- _REQUIREMENTS_:
Reproduce nothing but the lines from the start of the material through the line that includes "import pandas as pd", both ends included, and omit every picture.
........
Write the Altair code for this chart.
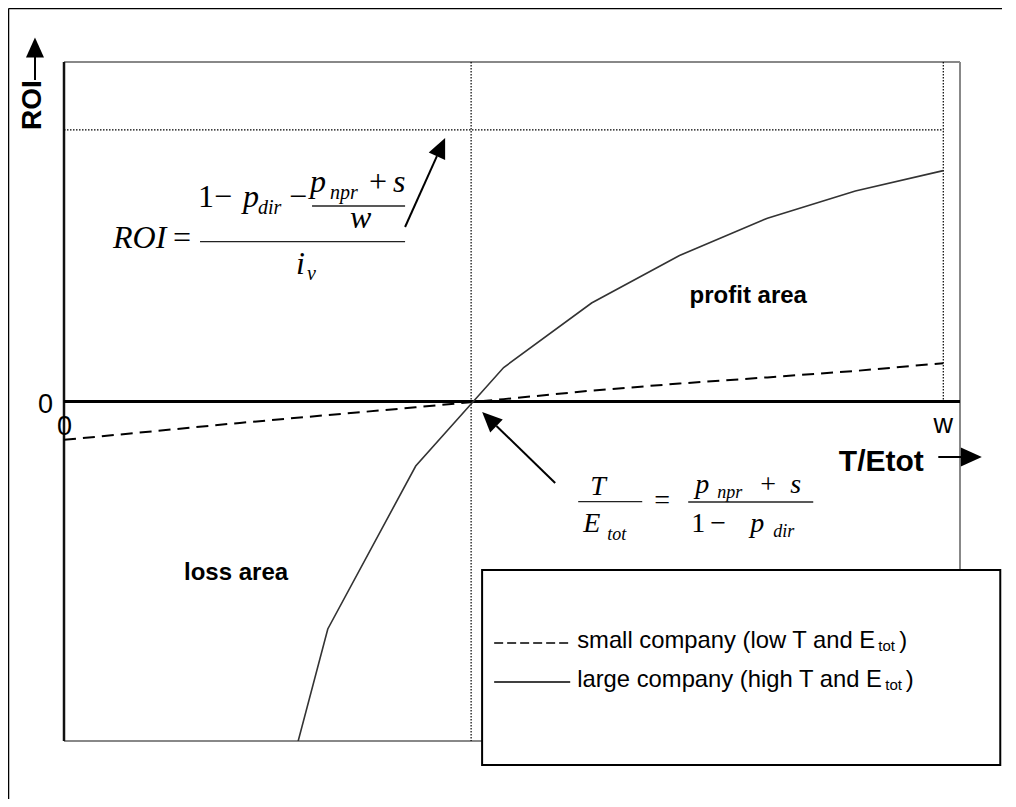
import altair as alt
import pandas as pd

# ---------------- data (x in T/Etot units with w = 10, y = ROI in % of half-range)
t_large = [2, 3, 4, 5, 6, 7, 8, 9, 10]
roi_large = [-165, -67, -19, 10, 29, 43, 54, 62, 68]
t_small = [0, 1, 2, 3, 4, 5, 6, 7, 8, 9, 10]
roi_small = [-11.3, -8.8, -6.3, -4.0, -1.7, 0.7, 3.2, 5.3, 7.1, 9.0, 11.3]
break_even = 4.63
w_value = 10
roi_ref = 80
x_max = 10.19
y_min, y_max = -100, 100

series_names = ["small company (low T and E", "large company (high T and E"]

xs = alt.Scale(domain=[0, x_max], nice=False, zero=False)
ys = alt.Scale(domain=[y_min, y_max], nice=False, zero=False)
X = alt.X("x:Q", scale=xs, axis=None)
Y = alt.Y("y:Q", scale=ys, axis=None)
X2 = alt.X2("x2:Q")
Y2 = alt.Y2("y2:Q")

ARIAL = "Liberation Sans"
TIMES = "Liberation Serif"
HEAD = "M0,-1L0.9,1L-0.9,1Z"


def rules(rows, **kw):
    df = pd.DataFrame(rows, columns=["x", "y", "x2", "y2"])
    return alt.Chart(df).mark_rule(**kw).encode(x=X, y=Y, x2=X2, y2=Y2)


def hrule(x1, x2, y, **kw):
    df = pd.DataFrame({"x": [x1], "x2": [x2], "y": [y]})
    return alt.Chart(df).mark_rule(**kw).encode(x=X, x2=X2, y=Y)


def vrule(x, y1, y2, **kw):
    df = pd.DataFrame({"x": [x], "y": [y1], "y2": [y2]})
    return alt.Chart(df).mark_rule(**kw).encode(x=X, y=Y, y2=Y2)


def box(x1, x2, y1, y2, **kw):
    df = pd.DataFrame({"x": [x1], "x2": [x2], "y": [y1], "y2": [y2]})
    return alt.Chart(df).mark_rect(**kw).encode(x=X, x2=X2, y=Y, y2=Y2)


def texts(rows, **kw):
    kw.setdefault("baseline", "alphabetic")
    df = pd.DataFrame(rows, columns=["x", "y", "text"])
    return alt.Chart(df).mark_text(**kw).encode(x=X, y=Y, text="text:N")


def heads(rows, size):
    df = pd.DataFrame(rows, columns=["x", "y", "a"])
    return alt.Chart(df).mark_point(shape=HEAD, filled=True, opacity=1, color="black",
                                     size=size, strokeWidth=0).encode(
        x=X, y=Y, angle=alt.Angle("a:Q", scale=None))


# outer frame: only its top and left edges fall on the page
frame_top = hrule(-0.631, 10.74, 115.76, color="black", strokeWidth=1.5)
frame_left = vrule(-0.631, 115.76, -117.2, color="black", strokeWidth=1.5)

# plot-area border
border_top = hrule(0, x_max, y_max, color="#888888", strokeWidth=2)
border_bottom = hrule(0, x_max, y_min, color="#888888", strokeWidth=2)
border_right = vrule(x_max, y_max, y_min, color="#888888", strokeWidth=2)
left_axis = vrule(0, y_max, y_min, color="#111111", strokeWidth=2.5)

# dotted helpers
DOT = dict(color="black", strokeWidth=1.2, strokeDash=[1.5, 1.5])
dot_be = vrule(break_even, y_max, y_min, **DOT)
dot_w = vrule(w_value, y_max, 0, **DOT)
dot_ref = hrule(0, w_value, roi_ref, **DOT)

zero_line = hrule(0, x_max, 0, color="black", strokeWidth=3)

df_large = pd.DataFrame({"x": t_large, "y": roi_large})
df_small = pd.DataFrame({"x": t_small, "y": roi_small})
line_large = alt.Chart(df_large).mark_line(color="#333333", strokeWidth=1.6, clip=True).encode(x=X, y=Y)
line_small = alt.Chart(df_small).mark_line(color="black", strokeWidth=2, strokeDash=[12, 7], clip=True).encode(x=X, y=Y)

# axis titles and tick labels
roi_title = texts([[-0.358, 87.33, "ROI"]], font=ARIAL, fontSize=28, fontWeight="bold",
                  angle=270, align="center", baseline="middle")
x_title = texts([[9.295, -20.47, "T/Etot"]], font=ARIAL, fontSize=30, fontWeight="bold",
                align="center")
tick_labels = texts([[-0.210, -3.39, "0"], [0.006, -9.87, "0"], [10.0, -9.28, "w"]],
                    font=ARIAL, fontSize=27, align="center")
areas = texts([[7.782, 29.01, "profit area"], [1.957, -52.58, "loss area"]],
              font=ARIAL, fontSize=24, fontWeight="bold", align="center")

arrow_lines = rules([[-0.330, 94.70, -0.330, 101.47],
                     [9.943, -16.35, 10.205, -16.35],
                     [3.879, 51.40, 4.241, 72.25],
                     [5.586, -24.01, 4.918, -7.19]],
                    color="black", strokeWidth=2)
arrow_heads = heads([[-0.330, 104.27, 0], [4.288, 74.93, 24.2], [4.837, -5.15, 314.2]], 400)
arrow_heads2 = heads([[10.319, -16.35, 90]], 441)

# formula 1: ROI = (1 - p_dir - (p_npr + s)/w) / i_v
f1_it = texts([[0.557, 45.21, "ROI"], [2.036, 57.29, "p"], [2.799, 61.71, "p"],
               [3.743, 61.71, "s"], [3.254, 51.10, "w"], [2.639, 37.55, "i"]],
              font=TIMES, fontSize=32, fontStyle="italic", align="left")
f1_sub = texts([[2.207, 55.23, "dir"], [3.026, 59.65, "npr"], [2.765, 35.79, "v"]],
               font=TIMES, fontSize=20, fontStyle="italic", align="left")
f1_up = texts([[1.342, 45.21, "="], [1.615, 57.29, "1"], [1.809, 57.29, "\u2212"],
               [2.662, 57.29, "\u2212"], [3.572, 61.71, "+"]],
              font=TIMES, fontSize=32, align="center")
f1_bars = rules([[1.547, 47.07, 3.879, 47.07], [2.821, 57.58, 3.879, 57.58]],
                color="#222222", strokeWidth=1.3)

# formula 2: T / E_tot = (p_npr + s) / (1 - p_dir)
f2_it = texts([[5.984, -27.54, "T"], [5.904, -38.44, "E"], [7.179, -26.95, "p"],
               [8.259, -26.95, "s"], [7.804, -38.44, "p"]],
              font=TIMES, fontSize=28, fontStyle="italic", align="left")
f2_sub = texts([[6.177, -40.80, "tot"], [7.429, -28.42, "npr"], [8.066, -39.91, "dir"]],
               font=TIMES, fontSize=18, fontStyle="italic", align="left")
f2_up = texts([[6.803, -31.66, "="], [7.213, -38.44, "1"], [7.440, -38.44, "\u2212"],
               [8.009, -26.95, "+"]],
              font=TIMES, fontSize=28, align="center")
f2_bars = rules([[5.848, -29.51, 6.576, -29.51], [7.099, -29.60, 8.521, -29.60]],
                color="#222222", strokeWidth=1.3)

# legend box
legend_box = box(4.755, 10.648, -49.63, -107.07, fill="white", stroke="black", strokeWidth=2)
leg_dash = hrule(4.892, 5.757, -71.13, color="black", strokeWidth=1.5, strokeDash=[9, 4])
leg_solid = hrule(4.892, 5.757, -82.62, color="black", strokeWidth=1.5)
leg_text = texts([[5.836, -72.61, series_names[0]], [5.836, -84.10, series_names[1]],
                  [9.499, -72.61, ")"], [9.574, -84.10, ")"]],
                 font=ARIAL, fontSize=23.8, align="left")
leg_sub = texts([[9.261, -73.49, "tot"], [9.340, -84.98, "tot"]],
                font=ARIAL, fontSize=15, align="left")

chart = alt.layer(
    frame_top, frame_left, border_top, border_bottom, border_right, left_axis,
    dot_be, dot_w, dot_ref, zero_line, line_small, line_large,
    roi_title, x_title, tick_labels, areas, arrow_lines, arrow_heads, arrow_heads2,
    f1_it, f1_sub, f1_up, f1_bars, f2_it, f2_sub, f2_up, f2_bars,
    legend_box, leg_dash, leg_solid, leg_text, leg_sub,
).properties(
    width=896, height=679,
    padding={"left": 56, "top": 54, "right": 42, "bottom": 58},
    autosize=alt.AutoSizeParams(type="none"),
).configure_view(stroke=None).configure(background="white")

chart.save("out.html", embed_options={"renderer": "svg", "actions": False})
........
- _PROBLEM SOLUTION_:
Write the Altair code for this chart.
import altair as alt
import pandas as pd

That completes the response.